Les karaokes, rendez-vous le plus en vogue du Vietnam
HANOI - Des employés qui s'absentent de leur bureau pour aller pousser la chansonnette, aux écoliers qui sèchent les cours, en passant par les militaires ou les cadres du Parti communiste, le karaoke réunit des millions de Vietnamiens dans une même passion.
Dans toutes les villes et même dans les localités les plus reculées du pays, des dizaines de milliers de salons ont ouvert ces dernières années. La seule ville de Hanoï en compte plusieurs milliers. Dans un seul district de l'ancienne Saïgon, 300 karaokes ont été recensés.
"Si vous avez des soucis, venez les oublier avec nous et devenez un vrai chanteur", clame un gérant de l'un des salons de la capitale.

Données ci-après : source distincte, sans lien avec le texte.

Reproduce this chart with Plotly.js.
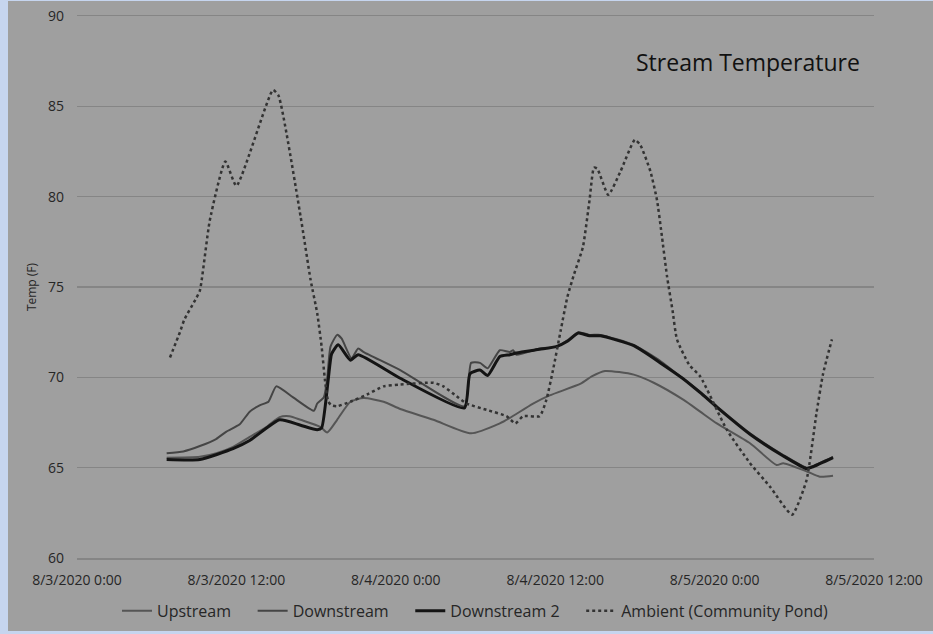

Le karaoke est d'abord l'endroit où se distraire dans un pays où cinémas ou théâtres sont rares, se retrouver entre amis --essentiellement entre hommes-- et où inviter une connaissance pour la remercier d'un service rendu.
"J'ai changé plusieurs fois de métier et le karaoke est de loin l'activité la plus rentable pour moi", déclare Tran Minh Hoi, patron d'un grand salon de Hanoï. "Nous accueillons des centaines de personnes chaque jour et j'espère que l'âge d'or de ces établissements n'est pas fini", ajoute-t-il.
Avant l'apparition des karaokes à la fin des années 80, les Hanoïens s'agglutinaient chaque soir durant la saison chaude aux terrasses des cafés pour écouter des chansons "révolutionnaires", la "musique rouge" étant la seule autorisée par le régime communiste pour stimuler la lutte d'indépendance nationale.
Les chansons romantiques "décadentes, réactionnaires", appartenant au répertoire
d'une "musique jaune" honnie, était strictement interdites durant les décennies de guerre.
Mais dans le Vietnam de l'ouverture économique, le menu des karaokes est très
varié: les clients s'égosillent au micro en vietnamien, en anglais en français ou même en chinois. Ils chantent encore parfois sur de la musique "rouge" ou des complaintes datant du régime de Saïgon, mais surtout beaucoup de rengaines étrangères, avec une nette préférence pour les mélodies américaines des années 80 ou les vieux tubes français.
Ces établissements privés sont devenus le lieu par excellence où, pour huit dollars l'heure, les clients peuvent chanter, boire du whisky ou de la bière, manger des fruits ou des pâtisseries et flirter avec les serveuses. Voire plus.
A Hanoï, la rue Thai Ha, ou "rue des karaokes", accueille des dizaines de salons
et plusieurs milliers de personnes chaque jour. Ces bars font souvent l'objet des descentes de police.
Les censeurs de la Culture ont en effet rendu les karaokes largement responsables de la flambée actuelle au Vietnam de la prostitution, de la toxicomanie, de la délinquance, des divorces ou de la corruption. Mais en dépit de nombreuses campagnes "d'assainissement culturel" et de la fermeture d'établissements jugés douteux, les karaokes ont prospéré.
Si la passion des karaokes était initialement limitée à certaines couches sociales, comme les hommes d'affaires aisés ou les cadres, elle réunit désormais des millions de Vietnamiens tous milieux confondus, même les membres du Parti communiste et des forces armées.
"Notre karaoke demande peu d'investissement de départ et nous ne payons pas nos
serveuses puisqu'elles vivent des pourboires", raconte un autre propriétaire de
karaoke de Hanoï. "Nous avons une trentaine de serveuses", dit-il.
"Je suis un drogué du karaoke, et pourtant cela me coûte très cher", confie Nguyen Dam, réparateur de mobylettes. "J'y vais beaucoup car il n'y a pas assez de lieux de divertissement à Hanoï", explique-t-il.